> [Task details]: Copy out the lines that include the word "this".

> [Data items]:
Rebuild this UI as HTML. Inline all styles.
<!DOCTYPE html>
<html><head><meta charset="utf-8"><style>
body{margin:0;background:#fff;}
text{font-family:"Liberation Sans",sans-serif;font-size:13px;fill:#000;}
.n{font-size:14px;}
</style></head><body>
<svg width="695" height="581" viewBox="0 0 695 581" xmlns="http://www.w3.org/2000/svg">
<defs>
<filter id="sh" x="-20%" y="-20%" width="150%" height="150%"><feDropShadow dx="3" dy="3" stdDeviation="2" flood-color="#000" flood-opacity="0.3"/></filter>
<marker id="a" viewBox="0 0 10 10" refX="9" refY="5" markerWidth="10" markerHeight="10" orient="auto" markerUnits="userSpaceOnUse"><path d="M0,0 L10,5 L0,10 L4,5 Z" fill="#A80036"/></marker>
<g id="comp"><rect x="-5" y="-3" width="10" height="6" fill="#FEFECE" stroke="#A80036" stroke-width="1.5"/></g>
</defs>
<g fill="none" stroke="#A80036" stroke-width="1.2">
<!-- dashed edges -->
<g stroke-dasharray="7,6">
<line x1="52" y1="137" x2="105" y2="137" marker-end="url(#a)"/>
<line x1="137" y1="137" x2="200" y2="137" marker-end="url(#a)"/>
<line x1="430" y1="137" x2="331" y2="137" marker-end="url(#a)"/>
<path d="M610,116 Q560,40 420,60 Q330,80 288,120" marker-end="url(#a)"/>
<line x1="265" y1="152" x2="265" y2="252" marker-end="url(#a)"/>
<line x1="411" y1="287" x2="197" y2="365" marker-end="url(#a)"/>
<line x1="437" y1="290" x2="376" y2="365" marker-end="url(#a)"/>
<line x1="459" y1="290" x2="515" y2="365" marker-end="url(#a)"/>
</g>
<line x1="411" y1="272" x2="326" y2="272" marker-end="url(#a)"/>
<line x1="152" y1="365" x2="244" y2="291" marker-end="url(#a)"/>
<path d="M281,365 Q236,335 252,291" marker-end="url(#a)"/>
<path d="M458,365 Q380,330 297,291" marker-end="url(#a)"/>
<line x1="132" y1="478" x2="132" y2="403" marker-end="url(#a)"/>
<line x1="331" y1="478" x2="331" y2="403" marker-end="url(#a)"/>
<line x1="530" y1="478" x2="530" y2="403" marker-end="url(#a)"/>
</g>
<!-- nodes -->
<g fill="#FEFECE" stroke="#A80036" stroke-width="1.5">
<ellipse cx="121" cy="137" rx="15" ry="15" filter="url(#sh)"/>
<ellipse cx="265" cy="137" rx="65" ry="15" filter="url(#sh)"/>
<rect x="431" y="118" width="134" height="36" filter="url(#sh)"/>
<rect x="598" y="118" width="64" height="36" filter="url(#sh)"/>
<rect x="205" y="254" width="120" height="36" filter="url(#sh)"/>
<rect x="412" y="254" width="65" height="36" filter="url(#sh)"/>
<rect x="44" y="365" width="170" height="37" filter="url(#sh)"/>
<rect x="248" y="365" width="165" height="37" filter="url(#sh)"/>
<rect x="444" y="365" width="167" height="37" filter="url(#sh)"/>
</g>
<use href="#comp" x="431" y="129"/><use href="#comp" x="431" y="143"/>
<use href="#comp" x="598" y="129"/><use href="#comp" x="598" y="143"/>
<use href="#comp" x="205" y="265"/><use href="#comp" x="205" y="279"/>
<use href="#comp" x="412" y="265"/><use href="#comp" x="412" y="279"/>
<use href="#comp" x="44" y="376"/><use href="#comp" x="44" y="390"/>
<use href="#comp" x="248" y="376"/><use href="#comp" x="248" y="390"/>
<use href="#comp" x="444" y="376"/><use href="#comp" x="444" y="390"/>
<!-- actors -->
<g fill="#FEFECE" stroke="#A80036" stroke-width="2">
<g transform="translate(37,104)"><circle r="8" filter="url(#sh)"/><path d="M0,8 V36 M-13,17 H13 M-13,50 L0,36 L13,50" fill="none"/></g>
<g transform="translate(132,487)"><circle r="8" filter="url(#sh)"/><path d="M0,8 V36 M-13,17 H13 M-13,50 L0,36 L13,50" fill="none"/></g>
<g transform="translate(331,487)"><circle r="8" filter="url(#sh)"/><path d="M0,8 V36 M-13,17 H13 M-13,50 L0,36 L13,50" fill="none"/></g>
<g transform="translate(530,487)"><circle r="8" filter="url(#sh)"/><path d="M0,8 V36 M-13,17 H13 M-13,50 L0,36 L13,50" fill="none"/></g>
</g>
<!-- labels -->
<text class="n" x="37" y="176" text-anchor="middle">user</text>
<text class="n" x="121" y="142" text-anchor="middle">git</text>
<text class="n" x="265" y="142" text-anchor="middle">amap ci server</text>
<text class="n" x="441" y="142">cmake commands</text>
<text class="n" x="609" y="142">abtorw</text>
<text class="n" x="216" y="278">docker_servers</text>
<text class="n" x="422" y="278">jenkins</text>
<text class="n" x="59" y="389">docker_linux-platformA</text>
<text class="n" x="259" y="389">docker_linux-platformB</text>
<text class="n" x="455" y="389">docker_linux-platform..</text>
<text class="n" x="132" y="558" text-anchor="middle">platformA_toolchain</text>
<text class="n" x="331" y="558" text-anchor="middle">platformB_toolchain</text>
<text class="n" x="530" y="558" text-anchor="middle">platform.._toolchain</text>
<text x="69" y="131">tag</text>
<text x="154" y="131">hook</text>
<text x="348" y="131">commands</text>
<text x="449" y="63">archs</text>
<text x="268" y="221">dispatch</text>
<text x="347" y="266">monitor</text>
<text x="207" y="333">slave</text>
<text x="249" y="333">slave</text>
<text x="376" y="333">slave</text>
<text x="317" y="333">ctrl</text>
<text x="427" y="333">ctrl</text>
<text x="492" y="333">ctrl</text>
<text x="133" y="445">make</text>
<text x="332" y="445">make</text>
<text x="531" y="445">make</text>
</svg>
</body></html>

---

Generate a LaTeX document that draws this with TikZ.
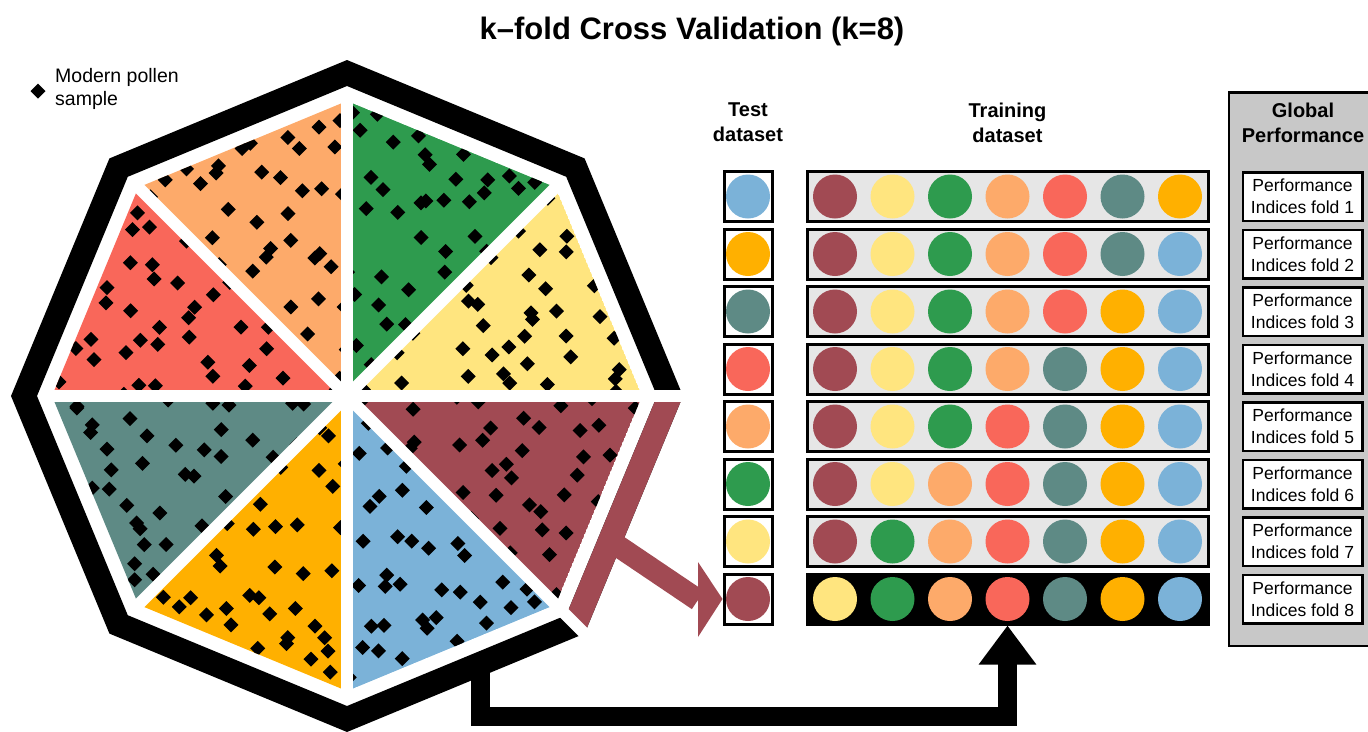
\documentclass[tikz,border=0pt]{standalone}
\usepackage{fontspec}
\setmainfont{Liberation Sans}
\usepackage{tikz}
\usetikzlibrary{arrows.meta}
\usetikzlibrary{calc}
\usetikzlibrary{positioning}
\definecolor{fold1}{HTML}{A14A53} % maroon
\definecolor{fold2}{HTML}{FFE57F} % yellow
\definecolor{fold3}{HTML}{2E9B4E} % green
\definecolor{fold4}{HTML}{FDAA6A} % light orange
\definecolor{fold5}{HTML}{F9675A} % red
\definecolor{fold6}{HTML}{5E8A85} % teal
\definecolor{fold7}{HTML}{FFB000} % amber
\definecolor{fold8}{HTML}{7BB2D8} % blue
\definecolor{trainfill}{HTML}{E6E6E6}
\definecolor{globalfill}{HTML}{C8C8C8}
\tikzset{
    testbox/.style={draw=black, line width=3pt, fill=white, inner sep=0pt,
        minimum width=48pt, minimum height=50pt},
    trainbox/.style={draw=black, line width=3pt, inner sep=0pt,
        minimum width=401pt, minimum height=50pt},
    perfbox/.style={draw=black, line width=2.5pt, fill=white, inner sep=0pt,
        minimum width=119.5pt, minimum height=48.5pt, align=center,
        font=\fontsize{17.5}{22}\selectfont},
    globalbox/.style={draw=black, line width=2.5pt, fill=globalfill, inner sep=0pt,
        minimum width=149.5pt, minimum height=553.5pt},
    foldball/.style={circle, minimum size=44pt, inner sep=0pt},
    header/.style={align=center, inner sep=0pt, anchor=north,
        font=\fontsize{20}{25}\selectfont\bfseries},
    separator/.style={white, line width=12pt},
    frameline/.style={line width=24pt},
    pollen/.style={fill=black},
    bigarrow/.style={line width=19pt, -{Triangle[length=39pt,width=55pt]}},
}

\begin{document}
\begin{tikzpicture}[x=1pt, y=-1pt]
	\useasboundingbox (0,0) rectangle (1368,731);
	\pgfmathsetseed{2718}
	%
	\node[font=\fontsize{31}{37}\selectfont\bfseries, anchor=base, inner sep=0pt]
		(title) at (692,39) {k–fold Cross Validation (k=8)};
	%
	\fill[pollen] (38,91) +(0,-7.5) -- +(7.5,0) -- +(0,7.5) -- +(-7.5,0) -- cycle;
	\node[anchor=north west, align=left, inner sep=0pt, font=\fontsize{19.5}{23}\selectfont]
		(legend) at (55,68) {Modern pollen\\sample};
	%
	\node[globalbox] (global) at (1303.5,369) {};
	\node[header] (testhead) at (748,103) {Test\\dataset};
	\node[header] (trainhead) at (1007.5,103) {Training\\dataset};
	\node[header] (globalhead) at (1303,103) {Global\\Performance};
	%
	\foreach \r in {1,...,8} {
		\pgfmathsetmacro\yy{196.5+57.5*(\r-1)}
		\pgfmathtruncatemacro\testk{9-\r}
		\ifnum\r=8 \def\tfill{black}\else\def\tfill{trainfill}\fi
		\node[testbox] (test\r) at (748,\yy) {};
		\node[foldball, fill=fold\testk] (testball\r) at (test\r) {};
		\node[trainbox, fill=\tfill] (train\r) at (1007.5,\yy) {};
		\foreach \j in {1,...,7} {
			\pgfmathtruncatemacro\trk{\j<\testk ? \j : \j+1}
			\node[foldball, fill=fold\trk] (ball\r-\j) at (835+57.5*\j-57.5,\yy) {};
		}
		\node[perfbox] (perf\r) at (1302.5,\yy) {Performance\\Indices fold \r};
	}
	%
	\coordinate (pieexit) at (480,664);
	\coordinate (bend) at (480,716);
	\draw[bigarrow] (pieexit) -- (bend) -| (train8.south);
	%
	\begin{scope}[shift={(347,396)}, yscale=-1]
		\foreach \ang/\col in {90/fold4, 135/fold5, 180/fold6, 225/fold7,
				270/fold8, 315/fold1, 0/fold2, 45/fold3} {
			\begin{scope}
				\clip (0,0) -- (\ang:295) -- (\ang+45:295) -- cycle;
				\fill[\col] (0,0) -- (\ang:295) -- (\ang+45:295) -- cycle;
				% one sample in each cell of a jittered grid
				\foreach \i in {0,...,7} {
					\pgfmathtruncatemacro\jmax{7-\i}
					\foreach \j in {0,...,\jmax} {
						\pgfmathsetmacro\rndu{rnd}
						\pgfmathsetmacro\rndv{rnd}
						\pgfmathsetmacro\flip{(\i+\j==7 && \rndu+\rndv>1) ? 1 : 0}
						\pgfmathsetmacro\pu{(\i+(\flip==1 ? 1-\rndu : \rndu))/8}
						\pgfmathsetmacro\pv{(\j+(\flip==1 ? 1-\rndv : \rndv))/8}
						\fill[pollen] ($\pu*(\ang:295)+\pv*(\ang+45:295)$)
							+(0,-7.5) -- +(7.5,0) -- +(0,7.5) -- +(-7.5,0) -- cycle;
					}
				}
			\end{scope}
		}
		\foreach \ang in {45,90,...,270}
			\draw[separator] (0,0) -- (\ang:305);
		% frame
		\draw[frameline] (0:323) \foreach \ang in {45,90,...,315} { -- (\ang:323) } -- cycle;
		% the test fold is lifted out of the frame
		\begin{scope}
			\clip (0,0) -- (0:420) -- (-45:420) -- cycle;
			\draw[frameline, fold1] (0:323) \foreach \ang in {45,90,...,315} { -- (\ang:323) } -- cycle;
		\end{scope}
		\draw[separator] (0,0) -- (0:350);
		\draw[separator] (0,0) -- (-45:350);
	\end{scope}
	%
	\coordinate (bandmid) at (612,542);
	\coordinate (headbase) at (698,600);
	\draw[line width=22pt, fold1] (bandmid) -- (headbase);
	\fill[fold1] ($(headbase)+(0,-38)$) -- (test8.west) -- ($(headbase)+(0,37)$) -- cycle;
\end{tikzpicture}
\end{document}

> [Full response]:
Rebuild this UI as HTML. Inline all styles.
Generate a LaTeX document that draws this with TikZ.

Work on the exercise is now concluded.